France's Julian Alaphilippe won a sprint finish to claim his first 'Monument' one-day classic victory in the Milan-San Remo on Saturday.
In-form Alaphilippe, won the opening spring classic of the season, to take up the mantle of compatriot Thibaut Pinot, who had won the final race of 2018 in the Tour of Lombardy.
The Deceuninck Quick-Step rider finished ahead of a small group of riders, who had broken away near the end of the 291km race under the sunshine, for his seventh win of the season.
The 26-year-old went for the line with 600m remaining, before raising his arms in triumph after a narrow victory on the Via Roma in the Italian Riviera resort, with Belgian Oliver Naesen (AG2R) second and Poland's Michal Kwiatkowski (Sky) in third.
Three-time world champion Peter Sagan of Slovakia finished fourth with last year's winner Vincenzo Nibali of Italy crossing in eighth place, behind reigning world champion Alejandro Valverde, after nearly seven hours in the saddle.
Alaphilippe has been on winning form this season, winning the Strade Bianche in Tuscany, and two stages of the Tirreno-Adriatico in recent weeks.
The rider from the mountainous Auvergne region in central France had missed out in the 2017 race in San Remo behind Kwiatkowski and Sagan.
But since then he has powered to two stage wins in last year's Tour de France, where he claimed the top climber's jersey, and won the Fleche Wallonne and Clasica San Sebastian.
All that was missing was one of cycling's five 'Monument' one-day classics, and he lived up to his status as pre-race favourite in a race which his Deceuninck team perfectly controlled.
"I was protected, the team had total confidence in me," said the French rider. "In the sprint all I was thinking about was not to make a mistake."

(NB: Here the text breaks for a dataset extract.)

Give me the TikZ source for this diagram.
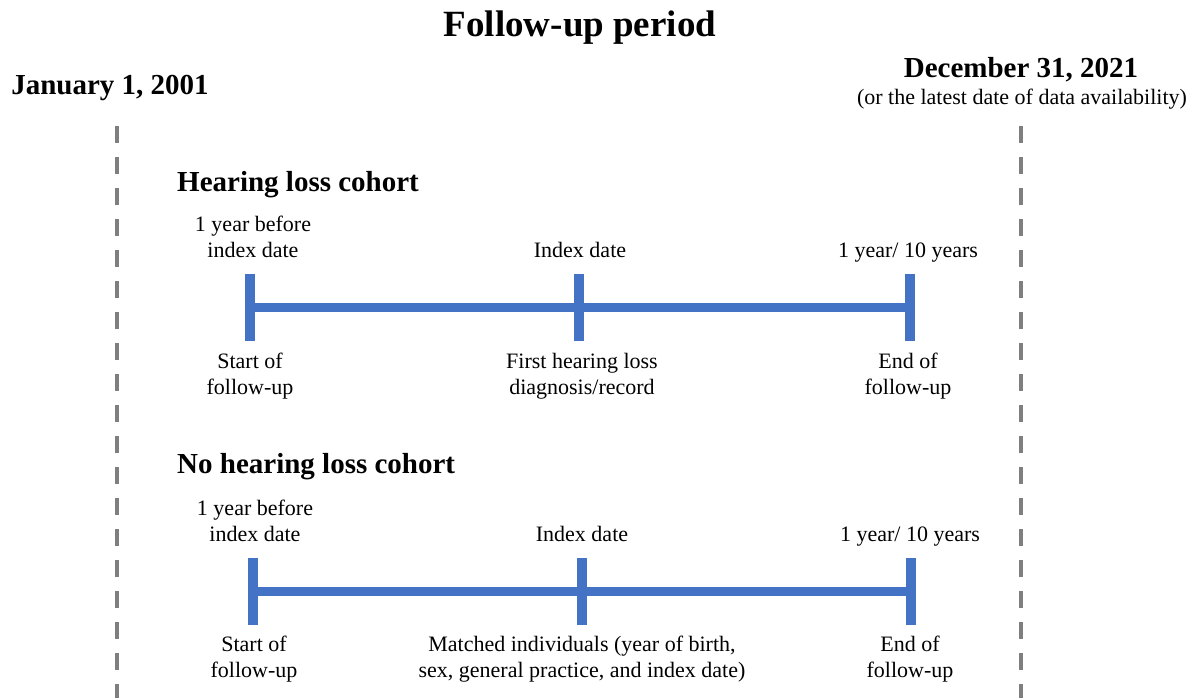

In the sprint, Alaphilippe emerged from behind Slovenian Matej Mohoric, before the last 200 metres.
"We made the race hard and I stayed focused. I followed Mohoric at 600 metres. I made no mistake. It's unbelievable," continued Alaphilippe.
- Untouchable -
A breakaway group of ten riders, representing second-division teams invited by the organisers, had opened the road right out of Milan.
They held firm until after the area of the "Capi" -- small hills going into the final hour of racing.
Italian Fausto Masnada had led for almost 260km, before being caught on the Cipressa, the penultimate obstacle heading down towards the coast.
On the Poggio, the last climb, Alaphilippe's teammates Zdenek Stybar and Philippe Gilbert dictated the pace before the Frenchman provoked a breakaway with Sagan, Alejandro Valverde, Kwiatkowski, Naesen, Wout Van Aert and Matteo Trentin.
The group crested the summit a handful of seconds ahead, but were joined by other riders in the descent and on towards the flat.
But no one could break out alone on the streets of San Remo, despite an attempt by the Italian Trentin neutralised by Belgian Van Aert.
"Alaphilippe was untouchable today. He was the strongest on the Poggio," said Naesen.
"He launched the sprint from very far away with a headwind against very fast riders like Kwiatkowski, Sagan and Trentin.
"He’s for sure the rightful winner."
"I recovered in the downhill after I sped up on the Poggio but I still thought it would be complicated to win considering the quality of the riders I was away with," said Alaphilippe.
"Then I stayed calm and remained next to Peter Sagan. When Matej Mohoric launched the sprint, I knew I had to take his wheel straight away.
"Had he taken 20 metres, it would have been game over. I capped it off the nicest way I could. It’s pure joy," said Alaphilippe, after his 25th victory, and the most important of his career.
He becomes the 14th French winner of the race since the inaugural edition was won by compatriot Lucien Petit-Breton in 1907.